E’da ieri in vigore la legge sulla responsabilità civile dei magistrati -il pallino del Cavaliere- che ha fatto scatenare il risentimento di una categoria già paralizzata dalla ristrutturazione, ridimensionamento dei presidi territoriali, per realizzare nel settore il contenimento della spesa.
Da lunedì nasceranno i primi effetti scaturiti dalla riforma del lavoro.
Una riforma tanto decantata; discussa e contestata, fatta oggetto di critiche, tante, e di apprezzamenti, pochi.
Senza entrare nel merito, poniamo una sola domanda al nostro paziente lettore.
E’forse un caso che la riforma del lavoro piaccia tanto agli imprenditori e poco ai sindacati rappresentanti dei lavoratori?
Diamoci una risposta, pacatamente, e valutiamo se è una riforma di destra o di sinistra, portata a compimento da un presidente del consiglio che dalla sinistra proviene e della sinistra si mantiene.
Cambiare, cambiare verso, anche quelle cose che potrebbero restare.

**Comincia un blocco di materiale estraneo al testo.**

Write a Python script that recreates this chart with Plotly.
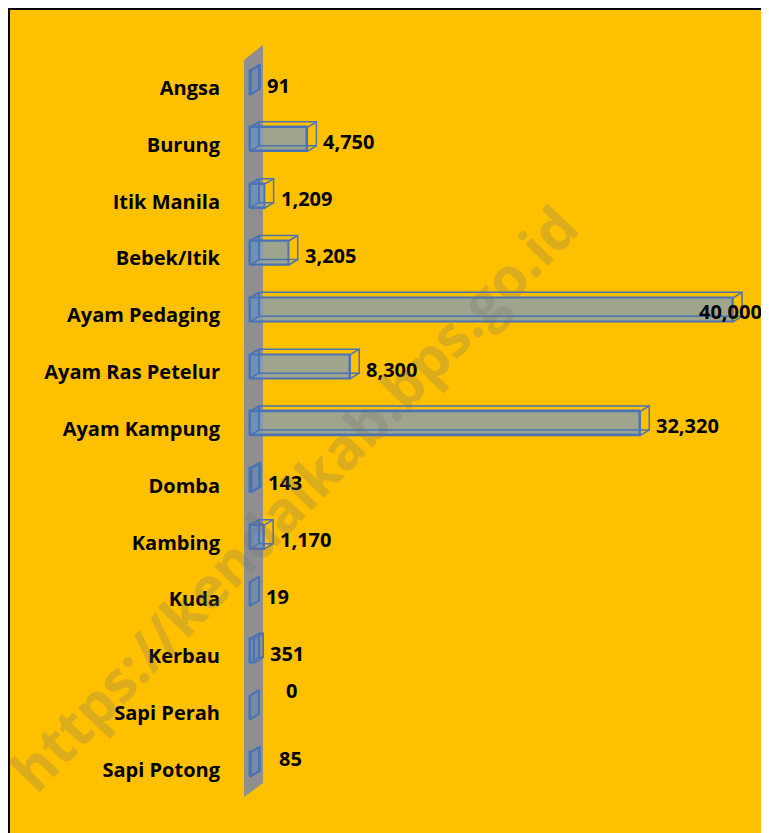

S’è scassato il Senato e chissà cosa verrà al posto suo; sono state distrutte le Province, lanciando sul campo le Città Metropolitane che come l’araba fenice, tutti sanno che c’è ma nessuno sa dove..
Lo sanno perfettamente i dipendenti delle Amministrazioni Provinciali che per due anni dovranno essere ricollocati, riconvertiti e, se non inquadrati, inopinatamente licenziati.
Tanto per cambiare, cambiare verso, adesso.
Rifatta la legge elettorale; rinviata la querelle della magica manina; scombussolato il settore delle banche popolari; aggrediti i capitali fuoriusciti; sconvolti gli apparati delle professioni; si è prossimi alla riforma della RAI. E di quant’altro ancora.
Ritornando all’incipit di questa riflessione.
S’è messa in campo l’intelligenza di saper distinguere ,nella foga giovanile del rottamatore toscano, le cose che si possono da quelle che non si possono cambiare?
Tanto per cambiare, cambiare verso, adesso.